От Литинститута до Колонного зала, где происходило прощание с Брежневым, совсем недалеко, но шли мы какими-то окольными улицами, так что подошли к Дому Союзов незадолго до его закрытия. И поднимались по лестнице, подгоняемые прикрикиванием милиционеров: «Побыстрее! Побыстрее!»
Андропов. Теперь Андропов! Что нас ждет? И что ждет меня после моей статьи, уже вышедшей в свет? Взгляд сквозь очки – строго испытующий, со зловещинкой. Вскоре дала о себе знать «твердая рука» нового правителя. Стали хватать в рабочее время людей в магазинах, на рынках, в банях – в целях «наведения порядка». Следовало ожидать нечто подобное и в идеологии. И первое как бы предупреждение получили «русисты» (как называл Андропов «русских националистов»), когда он, новый генсек, в своей речи к 60-летию СССР, 21 декабря 1982 года, назвал дореволюционную Россию «тюрьмой народов».

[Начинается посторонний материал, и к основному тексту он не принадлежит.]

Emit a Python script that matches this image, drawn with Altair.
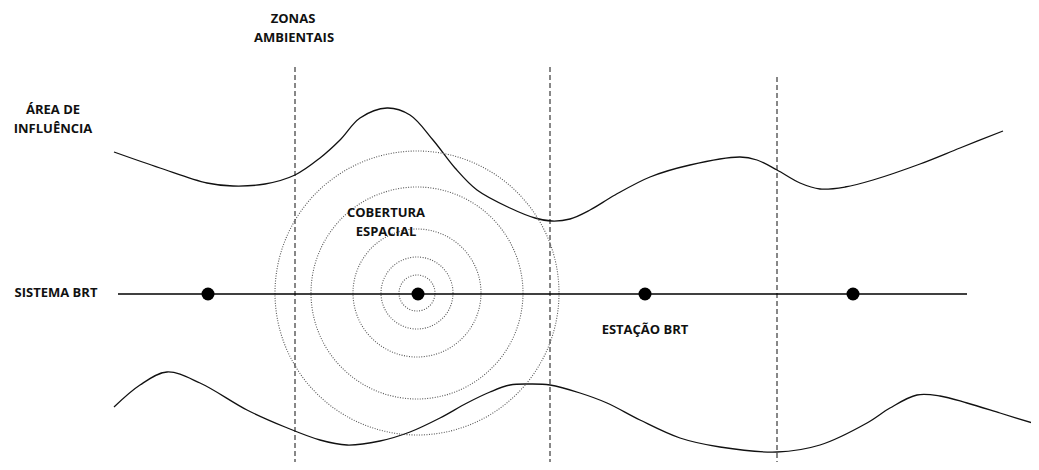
import altair as alt
import pandas as pd

# ---- data (screen-pixel coordinates) ----
top_x = [114, 160, 207, 233, 265, 295, 320, 340, 360, 387, 410, 433, 455, 477, 510, 535, 552, 570, 590, 615, 650, 690, 740, 757, 777, 800, 820, 845, 873, 920, 960, 1003]
top_y = [152, 168, 183, 186, 184, 175, 158, 140, 118, 108, 115, 140, 168, 190, 208, 218, 221, 219, 210, 195, 177, 165, 157, 160, 170, 183, 189, 187, 180, 164, 148, 131]

bot_x = [114, 140, 167, 200, 247, 285, 320, 347, 380, 410, 440, 467, 490, 510, 530, 550, 580, 607, 640, 680, 720, 777, 820, 867, 890, 917, 940, 967, 1000, 1039]
bot_y = [407, 385, 372, 383, 410, 427, 440, 445, 441, 432, 418, 403, 392, 385, 384, 385, 393, 403, 420, 438, 447, 452, 445, 423, 408, 395, 396, 403, 413, 425]

zone_x = [295, 550, 777]
zone_top = [67, 67, 77]
zone_bottom = 466

brt_y = 294
brt_x0, brt_x1 = 118, 967
station_x = [208, 418, 645, 853]

ring_cx, ring_cy = 417, 293
ring_r = [18, 36, 64, 106, 142]

label_text = ["ZONAS", "AMBIENTAIS", "ÁREA DE", "INFLUÊNCIA", "SISTEMA BRT",
              "COBERTURA", "ESPACIAL", "ESTAÇÃO BRT"]
label_x = [293, 294, 53, 53, 56, 386, 386, 645]
label_y = [19, 38, 110, 129, 293, 213, 232, 330]

# ---- scales: data units == page pixels ----
W, H = 1023, 454
xs = alt.Scale(domain=[8, 8 + W], nice=False, zero=False)
ys = alt.Scale(domain=[8 + H, 8], nice=False, zero=False)

def X(f="x"):
    return alt.X(f"{f}:Q", scale=xs, axis=None)

def Y(f="y"):
    return alt.Y(f"{f}:Q", scale=ys, axis=None)

curves = pd.concat([
    pd.DataFrame({"x": top_x, "y": top_y, "c": "top", "o": range(len(top_x))}),
    pd.DataFrame({"x": bot_x, "y": bot_y, "c": "bot", "o": range(len(bot_x))}),
])
zones = pd.DataFrame({"x": zone_x, "y": zone_top, "y2": [zone_bottom] * len(zone_x)})
brt = pd.DataFrame({"x": [brt_x0], "x2": [brt_x1], "y": [brt_y]})
stations = pd.DataFrame({"x": station_x, "y": [brt_y] * len(station_x)})
rings = pd.DataFrame({"x": [ring_cx] * len(ring_r), "y": [ring_cy] * len(ring_r), "r": ring_r})
labels = pd.DataFrame({"t": label_text, "x": label_x, "y": label_y})

zone_layer = alt.Chart(zones).mark_rule(
    color="#555555", strokeWidth=1.4, strokeDash=[5, 3]
).encode(x=X(), y=Y(), y2="y2:Q")

curve_layer = alt.Chart(curves).mark_line(
    color="#111111", strokeWidth=1.3, interpolate="catmull-rom"
).encode(x=X(), y=Y(), detail="c:N", order="o:Q")

ring_layer = alt.Chart(rings).transform_calculate(
    s="pow(2 * datum.r, 2)"
).mark_point(
    shape="circle", filled=False, color="#555555", strokeWidth=1.1,
    strokeDash=[1, 1.5], opacity=1
).encode(x=X(), y=Y(), size=alt.Size("s:Q", scale=None, legend=None))

brt_layer = alt.Chart(brt).mark_rule(color="#000000", strokeWidth=1.4).encode(
    x=X(), x2="x2:Q", y=Y()
)

station_layer = alt.Chart(stations).mark_point(
    shape="circle", filled=True, color="#000000", size=169, opacity=1
).encode(x=X(), y=Y())

text_layer = alt.Chart(labels).mark_text(
    font="Open Sans", fontWeight="bold", fontSize=13, color="#111111",
    align="center", baseline="middle"
).encode(x=X(), y=Y(), text="t:N")

chart = alt.layer(
    zone_layer, curve_layer, ring_layer, brt_layer, station_layer, text_layer
).properties(
    width=W, height=H, padding=0,
    autosize=alt.AutoSizeParams(type="none")
).configure_view(stroke=None)

chart.save("out.html", embed_options={"renderer": "svg", "actions": False})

Тогда же узнал я о «проработке» своей статьи «Освобождение» в ЦК КПСС. Вот что пишет об этом свидетель происходившего Михаил Алексеев, автор романа «Драчуны»: «В Центральном Комитете партии под председательством секретаря ЦК М. В. Зимянина было проведено экстренное совещание главных редакторов всех столичных изданий, где было и произведено судилище над статьей Лобанова и над главным редактором «Волги» Н. Палькиным, опубликовавшим в 10-м номере за 1982 год эту статью. Будучи редактором журнала «Москва», я присутствовал на том памятном совещании, но именно как редактор, и вроде бы разыгравшаяся трагикомедия вокруг «Драчунов» меня вовсе не касается, а виноват лишь, мол, Лобанов, истолковавший роман в антисоветском духе. В результате главного редактора «Волги» Н. Палькина сняли с работы, М. П. Лобанова, как по команде (а может быть, не «как», а точно по команде), начали яростно прорабатывать едва ли не всеми средствами массовой информации и чуть было не отстранили от преподавания в Литературном институте» (Михаил Алексеев. Избранные сочинения в трех томах. М.: Русское слово, 1998).

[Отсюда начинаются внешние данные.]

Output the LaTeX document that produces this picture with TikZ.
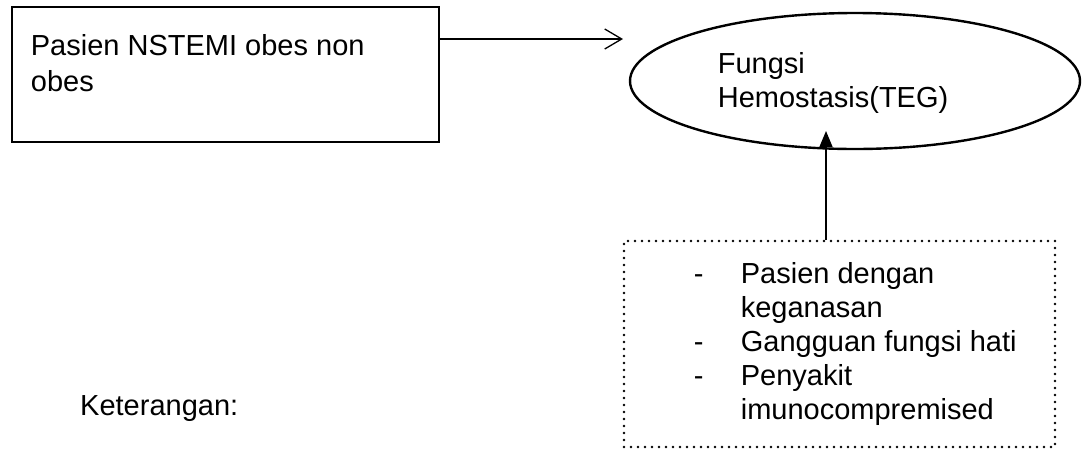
\documentclass[tikz,border=0pt]{standalone}
\usepackage{fontspec}
\setmainfont{Liberation Sans}
\usepackage{tikz}
\usetikzlibrary{shapes.geometric,arrows.meta}
\tikzstyle{txt}=[inner sep=0pt,anchor=north west,
                 font=\fontsize{29}{34}\selectfont]
\tikzstyle{kotak}=[rectangle,draw=black,line width=2.6pt,
                   minimum width=427pt,minimum height=135pt]
\tikzstyle{elips}=[ellipse,draw=black,line width=2.4pt,inner sep=0pt,
                   minimum width=450pt,minimum height=136pt]
\tikzstyle{titik}=[rectangle,draw=black,line width=2.9pt,line cap=round,
                   dash pattern=on 0pt off 7pt,
                   minimum width=431pt,minimum height=206pt]

\begin{document}
\begin{tikzpicture}[x=1pt,y=-1pt]
    \useasboundingbox (0,0) rectangle (1085,448);
    \node (pasien) at (225.5, 74.5) [kotak]{};
    \node (hemo) at (855, 81) [elips]{};
    \node (faktor) at (839.5, 344) [titik]{};
    \node (pasientxt) at (30.7, 31.2) [txt]
      {\begin{tabular}{@{}l@{}}Pasien NSTEMI obes non\\[2.7pt] obes\end{tabular}};
    \node (hemotxt) at (717.7, 49.2) [txt]
      {\begin{tabular}{@{}l@{}}Fungsi\\[0.5pt] Hemostasis(TEG)\end{tabular}};
    \node (faktortxt) at (693.7, 259.5) [txt]
      {\begin{tabular}{@{}l@{\hspace{37.3pt}}l@{}}
        - & Pasien dengan\\
          & keganasan\\
        - & Gangguan fungsi hati\\
        - & Penyakit\\
          & imunocompremised
       \end{tabular}};
    \node (ket) at (80, 415) [txt,anchor=base west]{Keterangan:};
    \coordinate (hemotip) at (623, 39);
    \coordinate (tegtip) at (826, 131);
    \draw[line width=1.3pt,-{Straight Barb[length=17pt,width=20pt]}]
      (pasien.east |- hemotip) -- (hemotip);
    \draw[line width=1.3pt,-{Triangle[length=16pt,width=13pt]}]
      (faktor.north -| tegtip) -- (tegtip);
\end{tikzpicture}
\end{document}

Забегая вперед, хочу передать то, что рассказал мне сын Михаила Васильевича Зимянина – Владимир Зимянин, международник, работник Министерства иностранных дел. Уже во времена «перестройки», находясь на пенсии, Михаил Васильевич просил сына передать мне, чтобы я не обижался на него за то судилище над моей статьей, потому что «все шло от Юры», как назвал он по старой комсомольской привычке Юрия Андропова, давшего ему добро на проработку (с соответствующим решением ЦК по этому же вопросу).
Как-то неожиданно для меня было узнать об этом «покаянии», видно, осталось в этом высокопоставленном партийце нечто живое, казалось бы, немыслимое после тех идеологических медных труб, сквозь которые он прошел.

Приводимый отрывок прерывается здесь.